Problem requirements
Render the material again word for word, skipping the pictures in it.

Data segment
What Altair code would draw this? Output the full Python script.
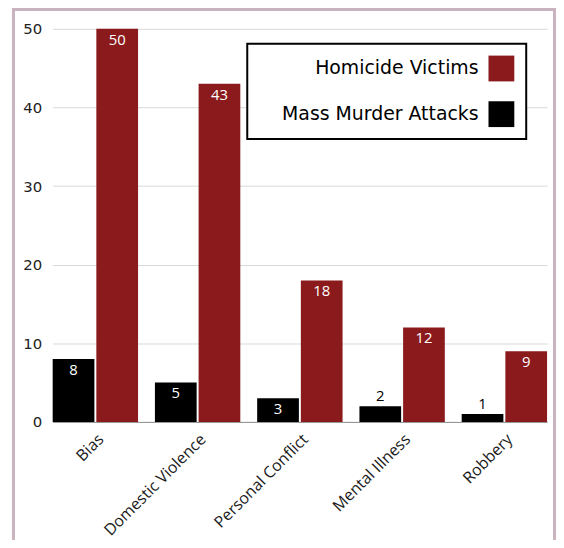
import altair as alt
import pandas as pd

categories = ["Bias", "Domestic Violence", "Personal Conflict", "Mental Illness", "Robbery"]
attacks = [8, 5, 3, 2, 1]
victims = [50, 43, 18, 12, 9]
bar_order = ["Mass Murder Attacks", "Homicide Victims"]
legend_order = ["Homicide Victims", "Mass Murder Attacks"]
legend_colors = ["#8B1A1D", "#000000"]
y_ticks = [0, 10, 20, 30, 40, 50]

rows = []
for c, a, v in zip(categories, attacks, victims):
    rows.append({"cause": c, "series": "Mass Murder Attacks", "value": a})
    rows.append({"cause": c, "series": "Homicide Victims", "value": v})
df = pd.DataFrame(rows)

W, H = 498, 396

x = alt.X(
    "cause:N", sort=categories, title=None,
    scale=alt.Scale(paddingInner=0.165, paddingOuter=0),
    axis=alt.Axis(labelAngle=-45, labelFont="Open Sans", labelFontSize=16,
                  labelColor="#1a1a1a", labelPadding=9, ticks=False,
                  domainColor="#8f8f8f", domainWidth=1),
)
xoff = alt.XOffset("series:N", sort=bar_order,
                   scale=alt.Scale(paddingInner=0.045, paddingOuter=0))
y = alt.Y(
    "value:Q", title=None,
    scale=alt.Scale(domain=[0, 50], nice=False),
    axis=alt.Axis(values=y_ticks, grid=True, gridColor="#d9d9d9", domain=False,
                  ticks=False, labelFont="DejaVu Sans", labelFontSize=15,
                  labelColor="#222222", labelPadding=11),
)
color = alt.Color(
    "series:N",
    scale=alt.Scale(domain=legend_order, range=legend_colors),
    legend=alt.Legend(
        title=None, orient="none", legendX=196, legendY=15,
        symbolType="square", symbolSize=676, symbolStrokeWidth=0,
        symbolOffset=231, labelOffset={"expr": "-36"}, labelAlign="right",
        labelFont="DejaVu Sans", labelFontSize=19, labelColor="#000000",
        labelLimit=400, padding=12, rowPadding=20,
        strokeColor="#000000", fillColor="#ffffff",
    ),
)

base = alt.Chart(df).encode(x=x, xOffset=xoff, y=y)
bars = base.mark_bar().encode(color=color)
inside = base.transform_filter("datum.value >= 3").mark_text(
    baseline="middle", dy=11, color="#ffffff", font="Open Sans", fontSize=15
).encode(text="value:Q")
above = base.transform_filter("datum.value < 3").mark_text(
    baseline="middle", dy=-10, color="#000000", font="Open Sans", fontSize=15
).encode(text="value:Q")

frame = alt.Chart(pd.DataFrame({"f": [0]})).mark_rect(
    fill="transparent", stroke="#c9b3bf", strokeWidth=3
).encode(
    x=alt.value(-39.5), x2=alt.value(505.5), y=alt.value(-19.5), y2=alt.value(700)
)

chart = alt.layer(frame, bars, inside, above).properties(
    width=W, height=H,
    autosize=alt.AutoSizeParams(type="none"),
    padding={"left": 45, "top": 19, "right": 9, "bottom": 117},
).configure_view(stroke="transparent").configure_legend(strokeWidth=2)

chart.save("out.html", embed_options={"renderer": "svg", "actions": False})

Response below
What Altair code would draw this? Output the full Python script.
import altair as alt
import pandas as pd

categories = ["Bias", "Domestic Violence", "Personal Conflict", "Mental Illness", "Robbery"]
attacks = [8, 5, 3, 2, 1]
victims = [50, 43, 18, 12, 9]
bar_order = ["Mass Murder Attacks", "Homicide Victims"]
legend_order = ["Homicide Victims", "Mass Murder Attacks"]
legend_colors = ["#8B1A1D", "#000000"]
y_ticks = [0, 10, 20, 30, 40, 50]

rows = []
for c, a, v in zip(categories, attacks, victims):
    rows.append({"cause": c, "series": "Mass Murder Attacks", "value": a})
    rows.append({"cause": c, "series": "Homicide Victims", "value": v})
df = pd.DataFrame(rows)

W, H = 498, 396

x = alt.X(
    "cause:N", sort=categories, title=None,
    scale=alt.Scale(paddingInner=0.165, paddingOuter=0),
    axis=alt.Axis(labelAngle=-45, labelFont="Open Sans", labelFontSize=16,
                  labelColor="#1a1a1a", labelPadding=9, ticks=False,
                  domainColor="#8f8f8f", domainWidth=1),
)
xoff = alt.XOffset("series:N", sort=bar_order,
                   scale=alt.Scale(paddingInner=0.045, paddingOuter=0))
y = alt.Y(
    "value:Q", title=None,
    scale=alt.Scale(domain=[0, 50], nice=False),
    axis=alt.Axis(values=y_ticks, grid=True, gridColor="#d9d9d9", domain=False,
                  ticks=False, labelFont="DejaVu Sans", labelFontSize=15,
                  labelColor="#222222", labelPadding=11),
)
color = alt.Color(
    "series:N",
    scale=alt.Scale(domain=legend_order, range=legend_colors),
    legend=alt.Legend(
        title=None, orient="none", legendX=196, legendY=15,
        symbolType="square", symbolSize=676, symbolStrokeWidth=0,
        symbolOffset=231, labelOffset={"expr": "-36"}, labelAlign="right",
        labelFont="DejaVu Sans", labelFontSize=19, labelColor="#000000",
        labelLimit=400, padding=12, rowPadding=20,
        strokeColor="#000000", fillColor="#ffffff",
    ),
)

base = alt.Chart(df).encode(x=x, xOffset=xoff, y=y)
bars = base.mark_bar().encode(color=color)
inside = base.transform_filter("datum.value >= 3").mark_text(
    baseline="middle", dy=11, color="#ffffff", font="Open Sans", fontSize=15
).encode(text="value:Q")
above = base.transform_filter("datum.value < 3").mark_text(
    baseline="middle", dy=-10, color="#000000", font="Open Sans", fontSize=15
).encode(text="value:Q")

frame = alt.Chart(pd.DataFrame({"f": [0]})).mark_rect(
    fill="transparent", stroke="#c9b3bf", strokeWidth=3
).encode(
    x=alt.value(-39.5), x2=alt.value(505.5), y=alt.value(-19.5), y2=alt.value(700)
)

chart = alt.layer(frame, bars, inside, above).properties(
    width=W, height=H,
    autosize=alt.AutoSizeParams(type="none"),
    padding={"left": 45, "top": 19, "right": 9, "bottom": 117},
).configure_view(stroke="transparent").configure_legend(strokeWidth=2)

chart.save("out.html", embed_options={"renderer": "svg", "actions": False})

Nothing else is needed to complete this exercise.